Sunday, July 27, 2008

Links & Reviews

- Raymond Scott has been quieter this week, but Paul Collins weighs in on that Sunday Mail article I mentioned last weekend (noting, correctly, that the newspaper was wrong in saying that the First Folio was printed on "goatskin" - it's on paper - and the statement Scott's Cuban contact that he gave Scott "an old copy of The Tempest" might not rule out the First Folio: it's the first play in the Folio, and since the general title page wasn't present ...).

- Robert Darnton's NYRB essay "The Library in the New Age" (which I discussed here) has prompted some letters in the NYRB, which are posted here with Darnton's reply. Jean-Claude Guédon (Professor of Comparative Literature at the University of Montreal) notes the importance of the OCA and the key role that libraries and librarians should play in promoting open-source digitization projects. Darnton agrees in his reply, and then goes further: "[C]orporate interests, flawed copyright laws, unfair restrictions on fair use, and many other obstacles block the public's access to this public good. By removing those obstacles, the United States Congress can clear the way for a new phase in the democratization of knowledge. For my part, I think congressional action is required to align the digital landscape with the public good."

- Richard Cox is also headed to the coast of Maine for vacation - may he enjoy it as much as I did!

- Some two thousand books from the personal library of British P.M. William Gladstone sold at an Edinburgh auction for a total of more than £65,000. Another auction, with another 2,000 books, will be held in October.

- Off the Shelf notes that the BPL is hosting a small exhibit, "All the World's a Page: 400 Years of Shakespeare in Print" in the third-floor rare book room. The show runs through 30 September, and I'll have to go by soon and see it.

- From BibliOdyssey, frogs and their various constituent parts from August Johann Rösel von Rosenhof's Historia Naturalis Ranarum Nostratium (1753-1758), and some "after Catesby" natural history illustrations by G. Edwards.

- In the TLS, a profile of the British publisher Collins' "New Naturalist" series.

- For The Guardian, Andrew Dalby comments on the best books about lost and threatened languages. His own latest book is Language in Danger.

- In the NYTimes, the first of a projected series of articles on "how the Internet and other technological and social forces are changing the way people read." This seems to be the in-vogue debate of the summer.
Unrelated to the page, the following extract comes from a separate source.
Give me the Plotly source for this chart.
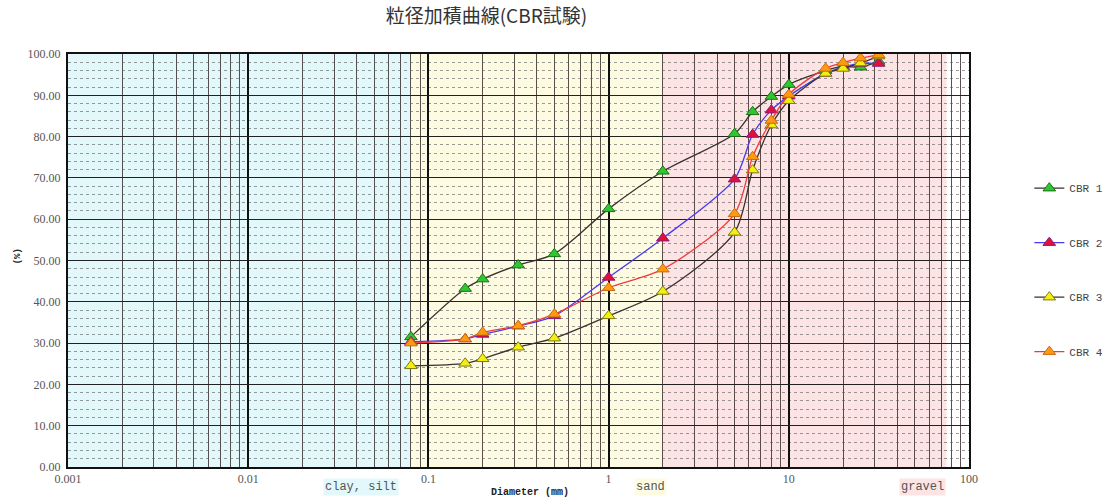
import math
import plotly.graph_objects as go

# Sieve sizes (mm) and percent passing for each CBR sample
diameter = [0.08, 0.16, 0.2, 0.315, 0.5, 1, 2, 5, 6.3, 8, 10, 16, 20, 25, 31.5]
cbr1 = [31.5, 43.2, 45.5, 48.9, 51.6, 62.5, 71.6, 80.7, 86.0, 89.7, 92.6, 96.0, 97.0, 96.8, 98.2]
cbr2 = [30.3, 31.0, 32.1, 34.1, 36.6, 45.9, 55.4, 69.7, 80.5, 86.4, 89.8, 95.3, 96.8, 97.7, 97.7]
cbr3 = [24.5, 25.1, 26.2, 29.0, 31.2, 36.6, 42.5, 56.8, 71.9, 82.8, 88.7, 95.3, 96.5, 97.8, 99.5]
cbr4 = [30.0, 31.0, 32.6, 34.2, 37.0, 43.4, 47.9, 61.3, 75.1, 83.9, 90.2, 96.5, 97.9, 99.0, 99.8]

series_names = ["CBR 1", "CBR 2", "CBR 3", "CBR 4"]
series_values = [cbr1, cbr2, cbr3, cbr4]
line_colors = ["#3a3030", "#4a3af0", "#3a3030", "#f03a3a"]
marker_colors = ["#2ec82e", "#e0103a", "#f5ee10", "#ff9a10"]
marker_edges = ["#1e6e1e", "#8a1a7a", "#7a7a10", "#c86a10"]

# Soil fraction bands (mm)
zones = [
    ("clay, silt", 0.001, 0.08, "#e2f8fa"),
    ("sand", 0.08, 2, "#fdfbe2"),
    ("gravel", 2, 75, "#fde4e4"),
]
zone_label_pos = [0.0425, 1.71, 55.5]

x_tickvals = [0.001, 0.01, 0.1, 1, 10, 100]
x_ticktext = ["0.001", "0.01", "0.1", "1", "10", "100"]
y_tickvals = list(range(0, 101, 10))
y_ticktext = [f"{v:.2f}" for v in y_tickvals]

serif = "Liberation Serif"
mono = "Liberation Mono"

fig = go.Figure()

for name, vals, lc, mc, me in zip(series_names, series_values, line_colors, marker_colors, marker_edges):
    fig.add_trace(go.Scatter(
        x=diameter, y=vals, name=name, legendgroup=name,
        mode="lines+markers",
        line=dict(color=lc, width=1.3, shape="spline", smoothing=0.8),
        marker=dict(symbol="triangle-up", size=11, color=mc, line=dict(color=me, width=1)),
    ))

for label, x0, x1, col in zones:
    fig.add_shape(type="rect", xref="x", yref="y", x0=x0, x1=x1, y0=0, y1=100,
                  fillcolor=col, line=dict(width=0), layer="below")

for (label, x0, x1, col), xp in zip(zones, zone_label_pos):
    fig.add_annotation(x=math.log10(xp), y=-0.049, xref="x", yref="paper",
                       xanchor="center", yanchor="middle",
                       text=label, showarrow=False, bgcolor=col,
                       font=dict(family=mono, size=12, color="#555"), borderpad=1)

fig.add_annotation(x=0.513, y=-0.062, xref="paper", yref="paper",
                   text="<b>Diameter (mm)</b>", showarrow=False,
                   xanchor="center", yanchor="middle",
                   font=dict(family=mono, size=10, color="#222"))
fig.add_annotation(x=-0.0555, y=0.51, xref="paper", yref="paper", text="<b>(%)</b>",
                   textangle=-90, showarrow=False, xanchor="center", yanchor="middle",
                   font=dict(family=mono, size=9, color="#222"))

fig.update_layout(
    width=1108, height=499,
    margin=dict(l=68, r=139, t=54, b=32),
    paper_bgcolor="white", plot_bgcolor="white",
    title=dict(text="粒径加積曲線(CBR試験)", x=0.439, xanchor="center", y=0.968, yanchor="middle",
               font=dict(family="Noto Sans CJK JP", size=19, color="#333")),
    showlegend=True,
    legend=dict(xref="container", yref="container", x=0.929, xanchor="left",
                y=0.652, yanchor="top",
                font=dict(family=mono, size=11, color="#444"),
                tracegroupgap=35.5, bgcolor="rgba(0,0,0,0)"),
    xaxis=dict(type="log", range=[-3, 2], tickvals=x_tickvals, ticktext=x_ticktext,
               tickfont=dict(family=serif, size=12, color="#555"), ticks="",
               showgrid=True, gridcolor="#111", gridwidth=1.6,
               minor=dict(dtick="D1", showgrid=True, gridcolor="rgba(50,35,35,0.8)",
                          gridwidth=1, griddash="solid", ticks=""),
               showline=True, linecolor="#111", linewidth=2, mirror=True, zeroline=False),
    yaxis=dict(range=[0, 100], tickvals=y_tickvals, ticktext=y_ticktext,
               tickfont=dict(family=serif, size=12, color="#555"), ticks="",
               ticklabelstandoff=3,
               showgrid=True, gridcolor="#222", gridwidth=1.4,
               minor=dict(dtick=2, showgrid=True, gridcolor="rgba(90,90,90,0.6)",
                          gridwidth=1, griddash="dot"),
               showline=True, linecolor="#111", linewidth=2, mirror=True, zeroline=False),
)

fig.write_html("out.html")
- From the Bangor Daily News this week, horrifying news that the library of Swan's Island, Maine burned to the ground after a lightning strike. "Candis Joyce, the library’s director, said the library contained more than 10,000 books. Historical items included records from local quarries, weather data and ferry logs, she said." All concerned all the library the center of their community, and plans are to rebuild and reconstitute as soon as possible. Awfully sad to hear of this, but particularly so where clearly the library was a really important part of peoples' lives.

- In The Times, Alex Mostrous reports on the unveiling of a digital version of the Codex Sinaiticus, which is projected for completion by next year.

Review

- Ophelia Field's The Kit-Cat Club: Friends Who Imagined a Nation is reviewed by Peter Ackroyd in The Times, Jonathan Keates in The Telegraph, and Jane Stephenson in The Observer. Sounds like a good one, I wonder if it'll be published on this side of the Pond.